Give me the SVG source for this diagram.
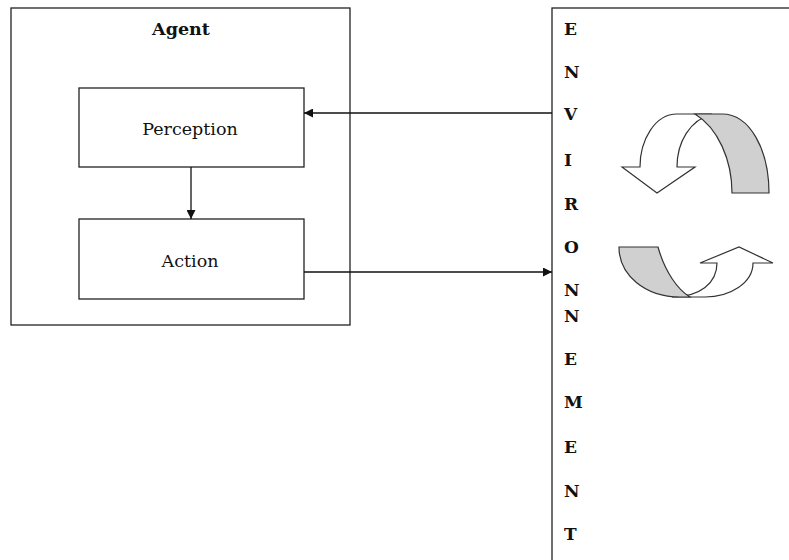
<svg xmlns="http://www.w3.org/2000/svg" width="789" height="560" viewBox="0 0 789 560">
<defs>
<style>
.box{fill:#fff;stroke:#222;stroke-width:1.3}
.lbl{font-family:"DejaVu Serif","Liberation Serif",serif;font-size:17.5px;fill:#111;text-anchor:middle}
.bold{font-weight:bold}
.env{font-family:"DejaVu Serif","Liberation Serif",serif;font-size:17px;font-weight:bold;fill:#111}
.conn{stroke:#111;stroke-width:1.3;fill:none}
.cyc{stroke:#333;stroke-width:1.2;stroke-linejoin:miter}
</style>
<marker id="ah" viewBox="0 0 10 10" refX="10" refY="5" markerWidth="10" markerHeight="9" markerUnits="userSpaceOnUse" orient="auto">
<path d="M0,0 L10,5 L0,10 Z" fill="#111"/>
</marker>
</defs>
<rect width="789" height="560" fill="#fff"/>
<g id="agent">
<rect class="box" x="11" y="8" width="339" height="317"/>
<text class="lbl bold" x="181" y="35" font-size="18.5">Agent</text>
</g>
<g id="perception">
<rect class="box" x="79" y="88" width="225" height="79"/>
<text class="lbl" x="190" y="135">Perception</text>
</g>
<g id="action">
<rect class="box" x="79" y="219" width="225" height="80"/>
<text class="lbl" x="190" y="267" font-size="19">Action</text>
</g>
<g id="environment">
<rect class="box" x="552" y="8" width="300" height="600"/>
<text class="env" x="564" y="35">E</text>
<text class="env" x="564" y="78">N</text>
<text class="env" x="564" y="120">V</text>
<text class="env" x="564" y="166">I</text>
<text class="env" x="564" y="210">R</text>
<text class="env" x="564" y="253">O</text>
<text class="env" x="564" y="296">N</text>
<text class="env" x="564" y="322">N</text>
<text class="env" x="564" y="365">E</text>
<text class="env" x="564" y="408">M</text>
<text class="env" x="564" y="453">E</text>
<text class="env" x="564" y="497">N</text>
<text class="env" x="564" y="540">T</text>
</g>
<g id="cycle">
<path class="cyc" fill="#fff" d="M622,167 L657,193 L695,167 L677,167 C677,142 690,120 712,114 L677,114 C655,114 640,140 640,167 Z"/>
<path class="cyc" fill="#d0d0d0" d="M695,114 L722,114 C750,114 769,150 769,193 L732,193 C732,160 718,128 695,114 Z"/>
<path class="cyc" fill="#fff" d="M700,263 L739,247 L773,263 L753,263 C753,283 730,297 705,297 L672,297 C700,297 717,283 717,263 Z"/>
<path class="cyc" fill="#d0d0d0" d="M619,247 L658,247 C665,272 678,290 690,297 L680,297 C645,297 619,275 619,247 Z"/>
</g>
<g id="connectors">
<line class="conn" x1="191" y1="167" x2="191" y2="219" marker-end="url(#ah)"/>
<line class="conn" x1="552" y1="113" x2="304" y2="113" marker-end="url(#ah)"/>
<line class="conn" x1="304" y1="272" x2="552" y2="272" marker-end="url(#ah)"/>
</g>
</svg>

^^^^^^^^

▸ **Exercise**: Repeat the listing verbatim. Skip the pictures.

▸ **Exercise result**:
Give me the SVG source for this diagram.
<svg xmlns="http://www.w3.org/2000/svg" width="789" height="560" viewBox="0 0 789 560">
<defs>
<style>
.box{fill:#fff;stroke:#222;stroke-width:1.3}
.lbl{font-family:"DejaVu Serif","Liberation Serif",serif;font-size:17.5px;fill:#111;text-anchor:middle}
.bold{font-weight:bold}
.env{font-family:"DejaVu Serif","Liberation Serif",serif;font-size:17px;font-weight:bold;fill:#111}
.conn{stroke:#111;stroke-width:1.3;fill:none}
.cyc{stroke:#333;stroke-width:1.2;stroke-linejoin:miter}
</style>
<marker id="ah" viewBox="0 0 10 10" refX="10" refY="5" markerWidth="10" markerHeight="9" markerUnits="userSpaceOnUse" orient="auto">
<path d="M0,0 L10,5 L0,10 Z" fill="#111"/>
</marker>
</defs>
<rect width="789" height="560" fill="#fff"/>
<g id="agent">
<rect class="box" x="11" y="8" width="339" height="317"/>
<text class="lbl bold" x="181" y="35" font-size="18.5">Agent</text>
</g>
<g id="perception">
<rect class="box" x="79" y="88" width="225" height="79"/>
<text class="lbl" x="190" y="135">Perception</text>
</g>
<g id="action">
<rect class="box" x="79" y="219" width="225" height="80"/>
<text class="lbl" x="190" y="267" font-size="19">Action</text>
</g>
<g id="environment">
<rect class="box" x="552" y="8" width="300" height="600"/>
<text class="env" x="564" y="35">E</text>
<text class="env" x="564" y="78">N</text>
<text class="env" x="564" y="120">V</text>
<text class="env" x="564" y="166">I</text>
<text class="env" x="564" y="210">R</text>
<text class="env" x="564" y="253">O</text>
<text class="env" x="564" y="296">N</text>
<text class="env" x="564" y="322">N</text>
<text class="env" x="564" y="365">E</text>
<text class="env" x="564" y="408">M</text>
<text class="env" x="564" y="453">E</text>
<text class="env" x="564" y="497">N</text>
<text class="env" x="564" y="540">T</text>
</g>
<g id="cycle">
<path class="cyc" fill="#fff" d="M622,167 L657,193 L695,167 L677,167 C677,142 690,120 712,114 L677,114 C655,114 640,140 640,167 Z"/>
<path class="cyc" fill="#d0d0d0" d="M695,114 L722,114 C750,114 769,150 769,193 L732,193 C732,160 718,128 695,114 Z"/>
<path class="cyc" fill="#fff" d="M700,263 L739,247 L773,263 L753,263 C753,283 730,297 705,297 L672,297 C700,297 717,283 717,263 Z"/>
<path class="cyc" fill="#d0d0d0" d="M619,247 L658,247 C665,272 678,290 690,297 L680,297 C645,297 619,275 619,247 Z"/>
</g>
<g id="connectors">
<line class="conn" x1="191" y1="167" x2="191" y2="219" marker-end="url(#ah)"/>
<line class="conn" x1="552" y1="113" x2="304" y2="113" marker-end="url(#ah)"/>
<line class="conn" x1="304" y1="272" x2="552" y2="272" marker-end="url(#ah)"/>
</g>
</svg>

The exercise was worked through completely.